## GIVEN MATERIAL
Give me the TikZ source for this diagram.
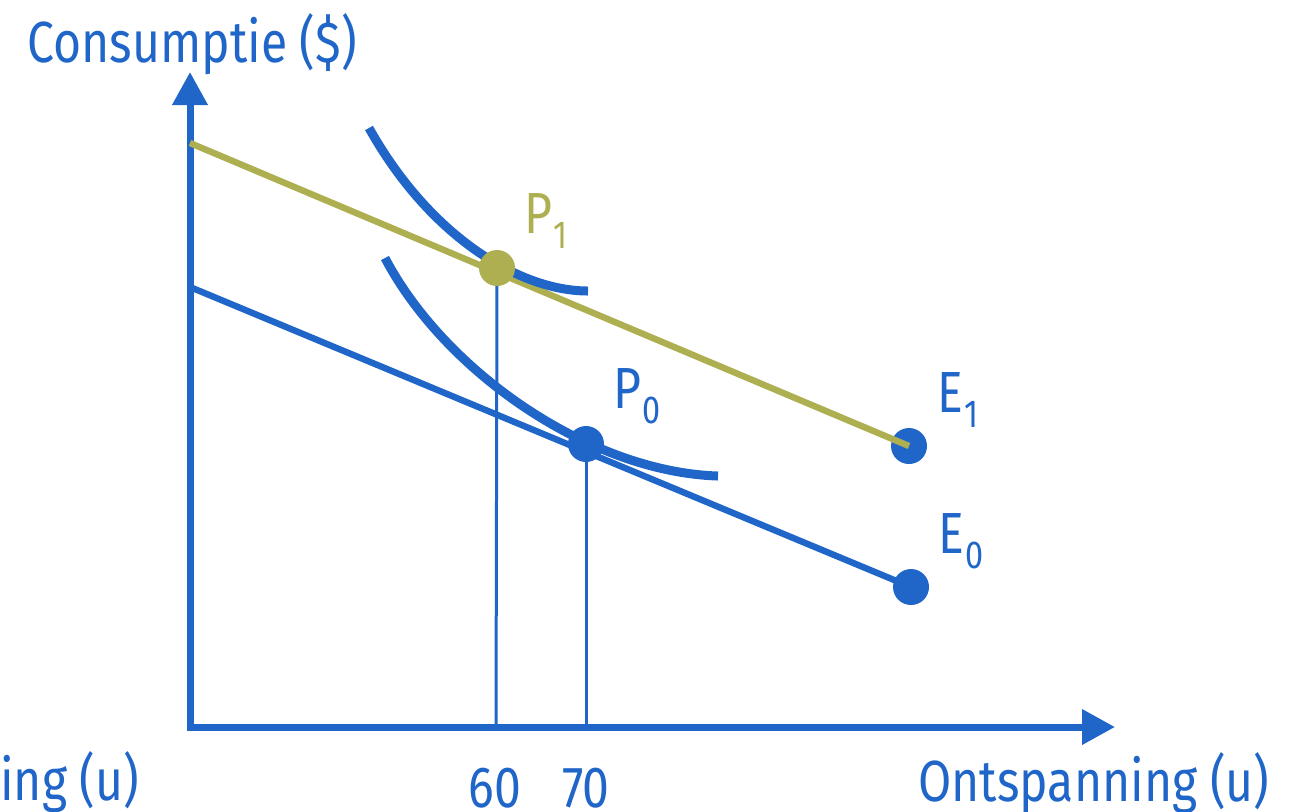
\documentclass[tikz,border=0pt]{standalone}
\usepackage{fontspec}
\setmainfont{Fira Sans}[FakeStretch=0.83]
\usetikzlibrary{arrows.meta}
\definecolor{cblue}{RGB}{32,101,200}
\definecolor{colive}{RGB}{173,175,80}
\newcommand{\lowidx}[1]{\hspace{0.5pt}\raisebox{-7.5pt}{\fontsize{19.5}{19.5}\selectfont #1}}
\tikzset{
  axis/.style={cblue, line width=3.5pt},
  budget/.style={line width=3.2pt},
  indiff/.style={cblue, line width=4.5pt},
  drop/.style={cblue, line width=1.5pt},
  dot/.style={circle, fill=#1, inner sep=0pt, minimum size=18pt},
  lbl/.style={inner sep=0pt, anchor=base west, font=\fontsize{29}{29}\selectfont, text=cblue},
}
\begin{document}
\begin{tikzpicture}[x=0.5pt,y=-0.5pt]
\useasboundingbox (0,0) rectangle (1289,811);
% coordinates
\coordinate (ytip) at (190,72);
\coordinate (origin) at (190,727);
\coordinate (xtip) at (1115,727);
\coordinate (b1) at (190,143);
\coordinate (b0) at (190,287);
\coordinate (f1) at (496,727);
\coordinate (f0) at (586,727);
% dots (positions)
\node[dot=cblue] (E1) at (909,446) {};
\node[dot=cblue] (E0) at (911,587) {};
% axes
\draw[axis, {Triangle[width=17pt,length=16.5pt]}-{Triangle[width=17pt,length=16.5pt]}] (ytip) -- (origin) -- (xtip);
% budget lines
\draw[budget, colive] (b1) -- (E1.center);
\draw[budget, cblue] (b0) -- (E0.center);
% drop lines
\draw[drop] (497,268) -- (f1);
\draw[drop] (586,444) -- (f0);
% indifference curves
\draw[indiff] (369,128) .. controls (430,237) and (520,291) .. (588,291);
\draw[indiff] (385,258) .. controls (445,372) and (590,472) .. (718,476);
% points
\node[dot=colive] (P1) at (497,268) {};
\node[dot=cblue] (P0) at (586,444) {};
% labels
\node[lbl] (ylab) at (27,62) {Consumptie (\$)};
\node[lbl] (xlabl) at (0,800) {ing (u)};
\node[lbl] (xlab) at (918,801) {Ontspanning (u)};
\node[lbl, anchor=base] (t60) at (495,807) {60};
\node[lbl, anchor=base] (t70) at (586,807) {70};
\node[lbl, text=colive] (lP1) at (524,233) {P\lowidx{1}};
\node[lbl] (lP0) at (613,408) {P\lowidx{0}};
\node[lbl] (lE1) at (937,412) {E\lowidx{1}};
\node[lbl] (lE0) at (938,553) {E\lowidx{0}};
\end{tikzpicture}
\end{document}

## WHAT THE EXERCISE ASKS
Write out the whole listing again, exactly, with no pictures.

## EXERCISE OUTPUT
Give me the TikZ source for this diagram.
\documentclass[tikz,border=0pt]{standalone}
\usepackage{fontspec}
\setmainfont{Fira Sans}[FakeStretch=0.83]
\usetikzlibrary{arrows.meta}
\definecolor{cblue}{RGB}{32,101,200}
\definecolor{colive}{RGB}{173,175,80}
\newcommand{\lowidx}[1]{\hspace{0.5pt}\raisebox{-7.5pt}{\fontsize{19.5}{19.5}\selectfont #1}}
\tikzset{
  axis/.style={cblue, line width=3.5pt},
  budget/.style={line width=3.2pt},
  indiff/.style={cblue, line width=4.5pt},
  drop/.style={cblue, line width=1.5pt},
  dot/.style={circle, fill=#1, inner sep=0pt, minimum size=18pt},
  lbl/.style={inner sep=0pt, anchor=base west, font=\fontsize{29}{29}\selectfont, text=cblue},
}
\begin{document}
\begin{tikzpicture}[x=0.5pt,y=-0.5pt]
\useasboundingbox (0,0) rectangle (1289,811);
% coordinates
\coordinate (ytip) at (190,72);
\coordinate (origin) at (190,727);
\coordinate (xtip) at (1115,727);
\coordinate (b1) at (190,143);
\coordinate (b0) at (190,287);
\coordinate (f1) at (496,727);
\coordinate (f0) at (586,727);
% dots (positions)
\node[dot=cblue] (E1) at (909,446) {};
\node[dot=cblue] (E0) at (911,587) {};
% axes
\draw[axis, {Triangle[width=17pt,length=16.5pt]}-{Triangle[width=17pt,length=16.5pt]}] (ytip) -- (origin) -- (xtip);
% budget lines
\draw[budget, colive] (b1) -- (E1.center);
\draw[budget, cblue] (b0) -- (E0.center);
% drop lines
\draw[drop] (497,268) -- (f1);
\draw[drop] (586,444) -- (f0);
% indifference curves
\draw[indiff] (369,128) .. controls (430,237) and (520,291) .. (588,291);
\draw[indiff] (385,258) .. controls (445,372) and (590,472) .. (718,476);
% points
\node[dot=colive] (P1) at (497,268) {};
\node[dot=cblue] (P0) at (586,444) {};
% labels
\node[lbl] (ylab) at (27,62) {Consumptie (\$)};
\node[lbl] (xlabl) at (0,800) {ing (u)};
\node[lbl] (xlab) at (918,801) {Ontspanning (u)};
\node[lbl, anchor=base] (t60) at (495,807) {60};
\node[lbl, anchor=base] (t70) at (586,807) {70};
\node[lbl, text=colive] (lP1) at (524,233) {P\lowidx{1}};
\node[lbl] (lP0) at (613,408) {P\lowidx{0}};
\node[lbl] (lE1) at (937,412) {E\lowidx{1}};
\node[lbl] (lE0) at (938,553) {E\lowidx{0}};
\end{tikzpicture}
\end{document}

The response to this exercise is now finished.